[Start EXERCISE INPUTS]

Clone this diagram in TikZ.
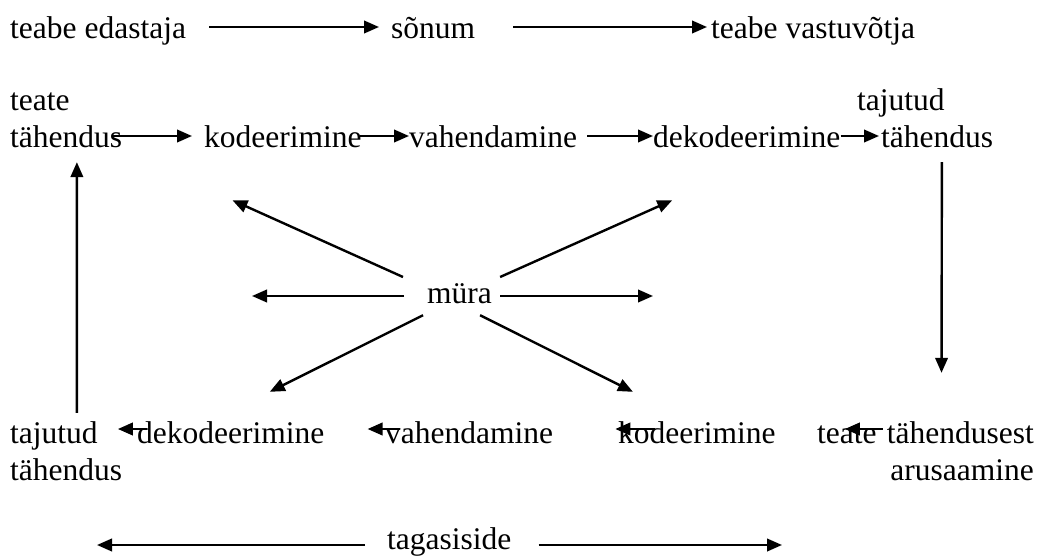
\documentclass[tikz,border=0pt]{standalone}
\usepackage{fontspec}
\setmainfont{Liberation Serif}
\usetikzlibrary{arrows.meta}
\tikzset{
  lbl/.style={inner sep=0pt, anchor=base west, text height=22pt, text depth=0pt, font=\fontsize{31.5}{37}\selectfont},
  lblr/.style={lbl, anchor=base east},
  arr/.style={line width=2.4pt, -{Triangle[length=15pt,width=12.5pt]}}
}
\begin{document}
\begin{tikzpicture}[x=1pt,y=-1pt]
\useasboundingbox (0,0) rectangle (1055,555);
% row 1
\node[lbl] (ed)  at (10,38)  {teabe edastaja};
\node[lbl] (son) at (391,38) {sõnum};
\node[lbl] (vas) at (711,38) {teabe vastuvõtja};
% row 2
\node[lbl] (teate1) at (10,110) {teate};
\node[lbl] (tah1)   at (10,147) {tähendus};
\node[lbl] (kod1)   at (204,147) {kodeerimine};
\node[lbl] (vah1)   at (409,147) {vahendamine};
\node[lbl] (dek1)   at (653,147) {dekodeerimine};
\node[lbl] (taj1)   at (857,110) {tajutud};
\node[lbl] (tah2)   at (881,147) {tähendus};
% noise
\node[lbl] (mura) at (427,303) {müra};
% bottom row
\node[lbl] (taj2)   at (10,443)  {tajutud};
\node[lbl] (tah3)   at (10,480)  {tähendus};
\node[lbl] (dek2)   at (137,443) {dekodeerimine};
\node[lbl] (vah2)   at (385,443) {vahendamine};
\node[lbl] (kod2)   at (618,443) {kodeerimine};
\node[lbl] (teate2) at (817,443) {teate};
\node[lblr] (tahu)  at (1034,443) {tähendusest};
\node[lblr] (arus)  at (1034,480) {arusaamine};
\node[lbl] (tag)    at (387,549) {tagasiside};
\coordinate (nl) at (252,296);
\coordinate (nr) at (653,296);
\coordinate (fbL) at (97,545);
\coordinate (fbR) at (782,545);
% row 1 arrows
\draw[arr] ([xshift=23pt]ed.east) -- ([xshift=-12pt]son.west);
\draw[arr] ([xshift=38pt]son.east) -- ([xshift=-4pt]vas.west);
% row 2 arrows
\draw[arr] ([xshift=-9pt]tah1.east) -- ([xshift=-12pt]kod1.west);
\draw[arr] ([xshift=-2pt]kod1.east) -- (vah1.west);
\draw[arr] ([xshift=10pt]vah1.east) -- (dek1.west);
\draw[arr] (dek1.east) -- ([xshift=-2pt]tah2.west);
% verticals
\draw[arr] ([xshift=23pt,yshift=8pt]taj2.north) -- ([xshift=10.7pt,yshift=-15pt]tah1.south);
\draw[arr] ([xshift=4.7pt,yshift=-15pt]tah2.south) -- ([xshift=-18.8pt,yshift=48pt]tahu.north);
% noise arrows
\draw[arr] ([xshift=-24pt,yshift=15pt]mura.west) -- ([xshift=-50.5pt,yshift=-53pt]kod1.south);
\draw[arr] ([xshift=8pt,yshift=15pt]mura.east) -- ([xshift=-74.5pt,yshift=-53pt]dek1.south);
\draw[arr] ([xshift=-23pt,yshift=-4pt]mura.west) -- (nl);
\draw[arr] ([xshift=8pt,yshift=-4pt]mura.east) -- (nr);
\draw[arr] ([xshift=-36.5pt,yshift=-12pt]mura.south) -- ([xshift=39pt,yshift=29pt]dek2.north);
\draw[arr] ([xshift=20.5pt,yshift=-12pt]mura.south) -- ([xshift=-64pt,yshift=29pt]kod2.north);
% bottom row arrows
\draw[arr] ([xshift=10pt,yshift=3pt]dek2.west) -- ([xshift=20pt,yshift=3pt]taj2.east);
\draw[arr] ([xshift=15pt,yshift=3pt]vah2.west) -- ([xshift=43pt,yshift=3pt]dek2.east);
\draw[arr] ([xshift=37pt,yshift=3pt]kod2.west) -- ([xshift=62pt,yshift=3pt]vah2.east);
\draw[arr] ([xshift=-4pt,yshift=3pt]tahu.west) -- ([xshift=-32pt,yshift=3pt]teate2.east);
% feedback
\draw[arr] ([xshift=-22pt,yshift=-7pt]tag.west) -- (fbL);
\draw[arr] ([xshift=27pt,yshift=-7pt]tag.east) -- (fbR);
\end{tikzpicture}
\end{document}
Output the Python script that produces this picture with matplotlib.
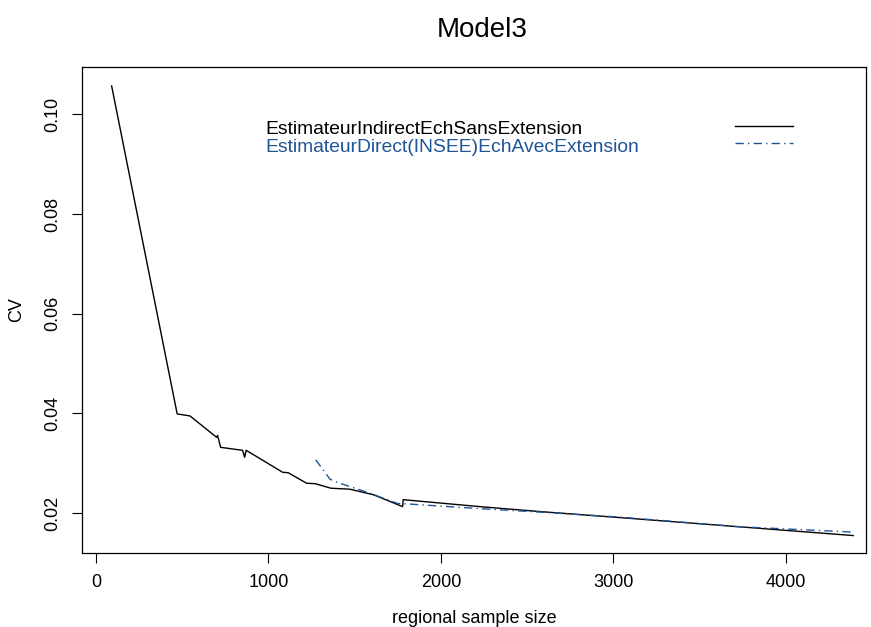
import matplotlib
matplotlib.use('Agg')
import matplotlib.pyplot as plt
from matplotlib.lines import Line2D

plt.rcParams['font.family'] = ['Liberation Sans', 'DejaVu Sans']

# regional sample size vs CV
indirect_n = [91, 471, 545, 700, 705, 723, 850, 862, 871, 1082, 1115, 1221,
              1272, 1362, 1472, 1608, 1778, 1781, 2226, 2577, 3038, 3714, 4390]
indirect_cv = [0.1057, 0.0399, 0.0395, 0.0352, 0.0356, 0.0332, 0.0326, 0.0312,
               0.0326, 0.0282, 0.0281, 0.0260, 0.0259, 0.0250, 0.0248, 0.0237,
               0.0213, 0.0227, 0.0213, 0.0203, 0.0191, 0.0173, 0.0155]

direct_n = [1274, 1357, 1405, 1588, 1752, 1781, 2226, 2577, 3038, 3714, 4381]
direct_cv = [0.0307, 0.0268, 0.0261, 0.0240, 0.0219, 0.0219, 0.0209, 0.0202,
             0.0192, 0.0173, 0.0162]

labels = ['EstimateurIndirectEchSansExtension',
          'EstimateurDirect(INSEE)EchAvecExtension']
colors = ['black', '#1f5597']
styles = ['-', (0, (6, 3, 1, 3))]

W, H = 871, 627
fig = plt.figure(figsize=(W / 100, H / 100), dpi=100)
ax = fig.add_axes([82.3 / W, 1 - 553 / H, (866 - 82.3) / W, (553 - 67) / H])

ax.plot(indirect_n, indirect_cv, color=colors[0], ls=styles[0], lw=1.0)
ax.plot(direct_n, direct_cv, color=colors[1], ls=styles[1], lw=1.0)

ax.set_xlim(-79, 4464)
ax.set_ylim(0.0120, 0.1095)
ax.set_xticks([0, 1000, 2000, 3000, 4000])
ax.set_yticks([0.02, 0.04, 0.06, 0.08, 0.10])
ax.set_yticklabels(['0.02', '0.04', '0.06', '0.08', '0.10'], rotation=90, va='center')
ax.tick_params(direction='out', length=7, width=0.8, labelsize=13, pad=8)
for s in ax.spines.values():
    s.set_linewidth(0.9)

ax.set_xlabel('regional sample size', fontsize=13, labelpad=14)
ax.set_ylabel('CV', fontsize=13, labelpad=14)
fig.text(482 / W, 1 - 30 / H, 'Model3', fontsize=20, ha='center', va='center')

# legend drawn by hand, R style: text left-aligned, samples on the right
for i, (lab, col, st) in enumerate(zip(labels, colors, styles)):
    yy = 1 - (130 + 17 * i) / H
    fig.text(265 / W, yy, lab, color=col, fontsize=13.9, ha='left', va='center')
    fig.add_artist(Line2D([735 / W, 793 / W], [yy + 4 / H, yy + 4 / H],
                          color=col, ls=st, lw=1.0, transform=fig.transFigure))

fig.savefig('out.png', dpi=100)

[End EXERCISE INPUTS]

* EXERCISE DETAILS *
Word for word, retype the lines in the entries above that run from the one with "Output the Python" through the one with "0.0192, 0.0173, 0.0162]". Both ends count; pictures do not.

* THE OUTPUT *
Output the Python script that produces this picture with matplotlib.
import matplotlib
matplotlib.use('Agg')
import matplotlib.pyplot as plt
from matplotlib.lines import Line2D

plt.rcParams['font.family'] = ['Liberation Sans', 'DejaVu Sans']

# regional sample size vs CV
indirect_n = [91, 471, 545, 700, 705, 723, 850, 862, 871, 1082, 1115, 1221,
              1272, 1362, 1472, 1608, 1778, 1781, 2226, 2577, 3038, 3714, 4390]
indirect_cv = [0.1057, 0.0399, 0.0395, 0.0352, 0.0356, 0.0332, 0.0326, 0.0312,
               0.0326, 0.0282, 0.0281, 0.0260, 0.0259, 0.0250, 0.0248, 0.0237,
               0.0213, 0.0227, 0.0213, 0.0203, 0.0191, 0.0173, 0.0155]

direct_n = [1274, 1357, 1405, 1588, 1752, 1781, 2226, 2577, 3038, 3714, 4381]
direct_cv = [0.0307, 0.0268, 0.0261, 0.0240, 0.0219, 0.0219, 0.0209, 0.0202,
             0.0192, 0.0173, 0.0162]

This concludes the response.